_Data records_
·····

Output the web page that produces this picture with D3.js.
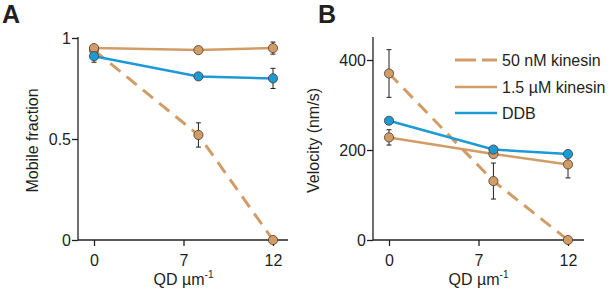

·····

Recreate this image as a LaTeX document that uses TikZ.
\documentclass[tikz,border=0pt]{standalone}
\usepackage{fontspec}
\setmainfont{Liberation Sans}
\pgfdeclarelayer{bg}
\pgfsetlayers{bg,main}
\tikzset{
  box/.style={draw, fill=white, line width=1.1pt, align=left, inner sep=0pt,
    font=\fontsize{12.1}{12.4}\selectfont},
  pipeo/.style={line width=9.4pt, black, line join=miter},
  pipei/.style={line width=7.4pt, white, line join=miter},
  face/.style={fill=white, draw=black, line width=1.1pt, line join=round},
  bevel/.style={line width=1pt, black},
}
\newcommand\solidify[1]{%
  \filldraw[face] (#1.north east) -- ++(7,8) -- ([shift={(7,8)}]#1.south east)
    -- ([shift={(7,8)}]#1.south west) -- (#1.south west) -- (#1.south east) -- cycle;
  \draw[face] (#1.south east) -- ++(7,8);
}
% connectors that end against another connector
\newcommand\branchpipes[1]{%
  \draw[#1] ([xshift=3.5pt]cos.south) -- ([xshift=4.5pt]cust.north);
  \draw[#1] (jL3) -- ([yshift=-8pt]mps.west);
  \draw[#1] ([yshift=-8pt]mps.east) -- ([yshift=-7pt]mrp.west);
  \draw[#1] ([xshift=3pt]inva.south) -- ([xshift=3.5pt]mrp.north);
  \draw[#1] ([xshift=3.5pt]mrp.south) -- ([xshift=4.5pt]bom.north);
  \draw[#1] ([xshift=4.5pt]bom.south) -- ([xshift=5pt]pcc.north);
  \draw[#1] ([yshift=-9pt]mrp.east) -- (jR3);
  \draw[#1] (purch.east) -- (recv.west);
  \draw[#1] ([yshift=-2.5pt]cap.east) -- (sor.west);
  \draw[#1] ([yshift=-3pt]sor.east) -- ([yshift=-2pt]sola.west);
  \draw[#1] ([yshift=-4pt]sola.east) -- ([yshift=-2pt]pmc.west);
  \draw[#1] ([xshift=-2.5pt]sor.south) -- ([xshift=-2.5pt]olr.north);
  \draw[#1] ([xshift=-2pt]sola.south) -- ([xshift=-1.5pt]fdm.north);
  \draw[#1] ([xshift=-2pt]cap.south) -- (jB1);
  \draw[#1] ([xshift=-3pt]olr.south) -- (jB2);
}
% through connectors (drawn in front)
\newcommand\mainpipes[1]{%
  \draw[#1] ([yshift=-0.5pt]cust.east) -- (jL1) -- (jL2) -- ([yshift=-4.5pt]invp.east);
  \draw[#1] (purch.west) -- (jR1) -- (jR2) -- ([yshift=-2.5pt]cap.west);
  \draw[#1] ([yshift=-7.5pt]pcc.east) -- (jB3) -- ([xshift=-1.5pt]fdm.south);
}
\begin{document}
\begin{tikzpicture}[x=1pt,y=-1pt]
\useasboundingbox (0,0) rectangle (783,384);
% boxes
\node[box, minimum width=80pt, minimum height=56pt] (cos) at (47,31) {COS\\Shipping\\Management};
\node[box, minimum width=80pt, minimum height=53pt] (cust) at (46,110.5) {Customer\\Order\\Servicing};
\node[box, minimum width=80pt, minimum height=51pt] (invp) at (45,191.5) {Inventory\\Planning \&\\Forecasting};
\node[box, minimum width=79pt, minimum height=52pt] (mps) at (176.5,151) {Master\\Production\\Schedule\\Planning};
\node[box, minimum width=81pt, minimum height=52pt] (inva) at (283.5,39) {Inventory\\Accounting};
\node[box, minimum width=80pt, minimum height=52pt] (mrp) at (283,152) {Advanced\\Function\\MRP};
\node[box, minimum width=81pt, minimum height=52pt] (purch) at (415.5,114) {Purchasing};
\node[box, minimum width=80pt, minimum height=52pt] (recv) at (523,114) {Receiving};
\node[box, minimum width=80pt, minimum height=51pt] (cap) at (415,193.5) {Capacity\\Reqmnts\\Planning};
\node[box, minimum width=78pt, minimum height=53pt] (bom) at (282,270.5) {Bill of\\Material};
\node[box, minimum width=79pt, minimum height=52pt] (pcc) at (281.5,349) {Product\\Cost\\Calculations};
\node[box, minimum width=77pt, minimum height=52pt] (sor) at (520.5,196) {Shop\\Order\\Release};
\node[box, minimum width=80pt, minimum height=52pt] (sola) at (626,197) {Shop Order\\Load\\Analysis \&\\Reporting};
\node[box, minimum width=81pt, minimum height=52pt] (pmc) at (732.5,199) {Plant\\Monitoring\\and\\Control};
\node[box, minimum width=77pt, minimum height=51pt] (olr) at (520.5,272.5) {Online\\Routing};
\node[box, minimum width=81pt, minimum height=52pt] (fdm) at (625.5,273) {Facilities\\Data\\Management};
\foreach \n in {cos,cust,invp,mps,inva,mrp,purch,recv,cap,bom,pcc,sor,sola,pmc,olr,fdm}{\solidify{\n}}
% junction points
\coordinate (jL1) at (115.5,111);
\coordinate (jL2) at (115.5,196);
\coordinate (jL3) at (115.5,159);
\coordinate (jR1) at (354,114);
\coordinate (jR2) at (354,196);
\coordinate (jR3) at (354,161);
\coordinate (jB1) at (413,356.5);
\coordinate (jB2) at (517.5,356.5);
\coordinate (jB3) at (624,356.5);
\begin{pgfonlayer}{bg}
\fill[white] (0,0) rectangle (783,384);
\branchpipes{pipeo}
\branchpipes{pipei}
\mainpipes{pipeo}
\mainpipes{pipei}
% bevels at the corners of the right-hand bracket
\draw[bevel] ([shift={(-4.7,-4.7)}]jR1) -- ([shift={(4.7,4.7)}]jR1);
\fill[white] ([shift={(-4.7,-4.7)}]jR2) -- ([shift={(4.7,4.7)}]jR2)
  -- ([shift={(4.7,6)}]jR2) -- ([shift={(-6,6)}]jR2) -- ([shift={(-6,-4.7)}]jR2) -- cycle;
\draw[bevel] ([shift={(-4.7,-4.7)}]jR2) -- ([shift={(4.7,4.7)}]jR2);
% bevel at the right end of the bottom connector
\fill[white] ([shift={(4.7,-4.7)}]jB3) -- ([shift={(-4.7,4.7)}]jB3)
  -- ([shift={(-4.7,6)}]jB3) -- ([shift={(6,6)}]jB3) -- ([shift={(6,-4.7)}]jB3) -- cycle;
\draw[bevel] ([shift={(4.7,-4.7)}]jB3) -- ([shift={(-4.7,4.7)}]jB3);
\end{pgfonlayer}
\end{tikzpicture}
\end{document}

·····

_Written problem_
What is the number of lines that hold the string "this"? Reply with that number alone.

_Finished exercise_
2